In 2006, the Superman comics themselves adapted elements from the Superman movies, specifically the ice-like look of Krypton, and Jor-El banishing the criminals to the Phantom Zone. Ursa and Non made their first appearances in the comic book continuity. This was facilitated in the "Last Son" story arc, co-written by Richard Donner.

==In other media==
- In 1981, Zi-Kree, a Kryptonian villain banished to the Phantom Zone, with an appearance based on General Zod's appearance in Superman: The Movie and Superman II, appeared on a sixth season episode of Super Friends titled "The Evil from Krypton".
- A LEGO version of Zod briefly appears in The Lego Batman Movie, being blasted into the Phantom Zone by Superman during a news report. His appearance is modeled on Terence Stamp's portrayal of Zod.
- General Zod appears in the DC Super Hero Girls two-part episode "#DCSuperHeroBoys", voiced by Liam O'Brien. This version is also based on Stamp's portrayal of Zod
- This version of General Zod made a background cameo in Space Jam: A New Legacy in the villain audience behind Al-G Rhythm and alongside his two henchmen Non and Ursa.

==Reception==

It was Stamp who transformed Superman's arch nemesis into a sadistic supervillain. The terrifying demand: 'Kneel before Zod!' is remembered as one of the most iconic moments in comic book film history.
— —Terence Stamp: five best moments – 1. Superman II. Article published in The Guardian, February 2013.

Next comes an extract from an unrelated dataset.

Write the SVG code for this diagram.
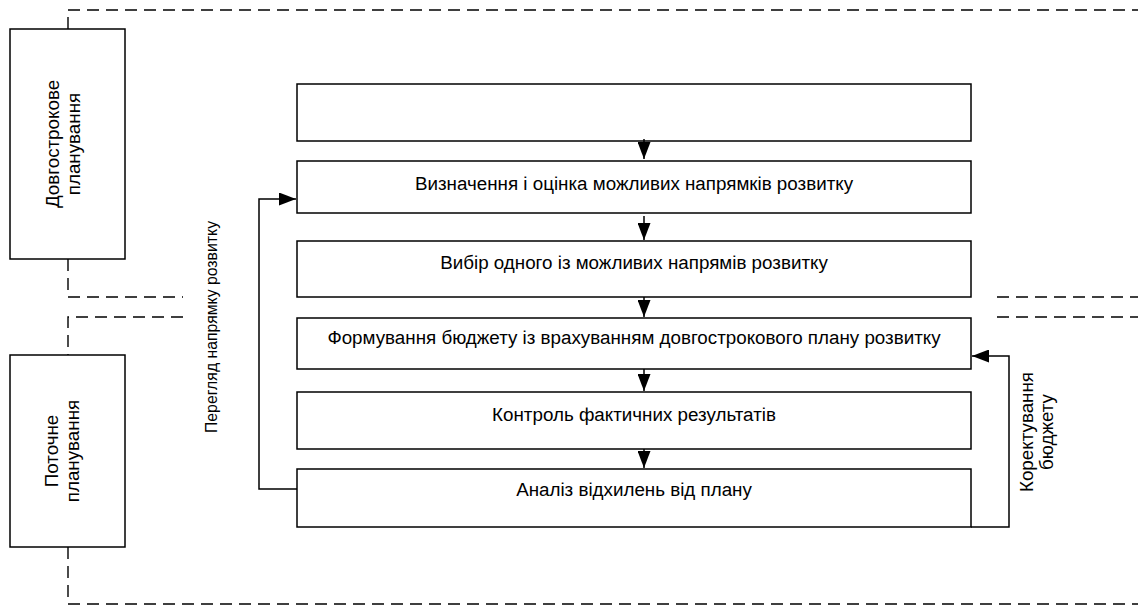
<svg xmlns="http://www.w3.org/2000/svg" width="1138" height="606" viewBox="0 0 1138 606">
<style>
.box{fill:#fff;stroke:#000;stroke-width:1.5}
.dash{fill:none;stroke:#000;stroke-width:1.4;stroke-dasharray:12 7}
.ln{fill:none;stroke:#000;stroke-width:1.5}
text{font-family:"Liberation Sans",Arial,sans-serif;font-size:18.8px;fill:#000}
.c{text-anchor:middle}
.s{font-size:15.8px}
</style>
<defs>
<marker id="ah" markerUnits="userSpaceOnUse" markerWidth="17" markerHeight="13" refX="17" refY="6.5" orient="auto">
<path d="M0,0 L17,6.5 L0,13 z" fill="#000"/>
</marker>
</defs>
<rect width="1138" height="606" fill="#fff"/>
<g id="frame">
<path class="dash" d="M68,29 V10 H1138"/>
<path class="dash" d="M68,259 V297 H183"/>
<path class="dash" d="M183,317 H68 V355"/>
<path class="dash" d="M68,547 V604 H1138"/>
<path class="dash" d="M997,297 H1138"/>
<path class="dash" d="M997,317 H1138"/>
</g>
<g id="long-term">
<rect class="box" x="10" y="29" width="115" height="230"/>
<text class="c" transform="translate(59,144) rotate(-90)">Довгострокове</text>
<text class="c" transform="translate(80,144) rotate(-90)">планування</text>
</g>
<g id="current">
<rect class="box" x="10" y="355" width="115" height="192"/>
<text class="c" transform="translate(58,451) rotate(-90)">Поточне</text>
<text class="c" transform="translate(79,451) rotate(-90)">планування</text>
</g>
<g id="n1"><rect class="box" x="297" y="84" width="674" height="57"/></g>
<g id="n2"><rect class="box" x="297" y="161" width="674" height="52"/>
<text class="c" x="634" y="190">Визначення і оцінка можливих напрямків розвитку</text></g>
<g id="n3"><rect class="box" x="297" y="241" width="674" height="56"/>
<text class="c" x="634" y="269">Вибір одного із можливих напрямів  розвитку</text></g>
<g id="n4"><rect class="box" x="297" y="318" width="674" height="51"/>
<text class="c" x="634" y="344">Формування бюджету із врахуванням довгострокового плану розвитку</text></g>
<g id="n5"><rect class="box" x="297" y="392" width="674" height="57"/>
<text class="c" x="634" y="421">Контроль фактичних результатів</text></g>
<g id="n6"><rect class="box" x="297" y="469" width="674" height="58"/>
<text class="c" x="634" y="496">Аналіз відхилень від плану</text></g>
<g id="connectors">
<line class="ln" x1="644" y1="139" x2="644" y2="159" marker-end="url(#ah)"/>
<line class="ln" x1="644" y1="216" x2="644" y2="240" marker-end="url(#ah)"/>
<line class="ln" x1="644" y1="297" x2="644" y2="317" marker-end="url(#ah)"/>
<line class="ln" x1="644" y1="369" x2="644" y2="391" marker-end="url(#ah)"/>
<line class="ln" x1="644" y1="449" x2="644" y2="468" marker-end="url(#ah)"/>
<path class="ln" d="M297,489 H259 V199 H296" marker-end="url(#ah)"/>
<path class="ln" d="M971,527 H1009 V356 H972" marker-end="url(#ah)"/>
<text class="c s" transform="translate(217,327) rotate(-90)">Перегляд напрямку розвитку</text>
<text class="c" transform="translate(1033,432) rotate(-90)">Коректування</text>
<text class="c" transform="translate(1053,432) rotate(-90)">бюджету</text>
</g>
</svg>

British cinema magazine Total Film named Terence Stamp's version of General Zod No. 32 on their 'Top 50 Greatest Villains of All Time' list (beating out the No. 38 place of Lex Luthor) in 2007. Pop culture website IGN placed General Zod at No. 30 on their list of the 'Top 50 Comic Book Villains' while commenting "Stamp is Zod" (emphasis in original). Meanwhile, this portrayal is rated #58 on Wizard magazine's "100 Greatest Villains of All Time" list.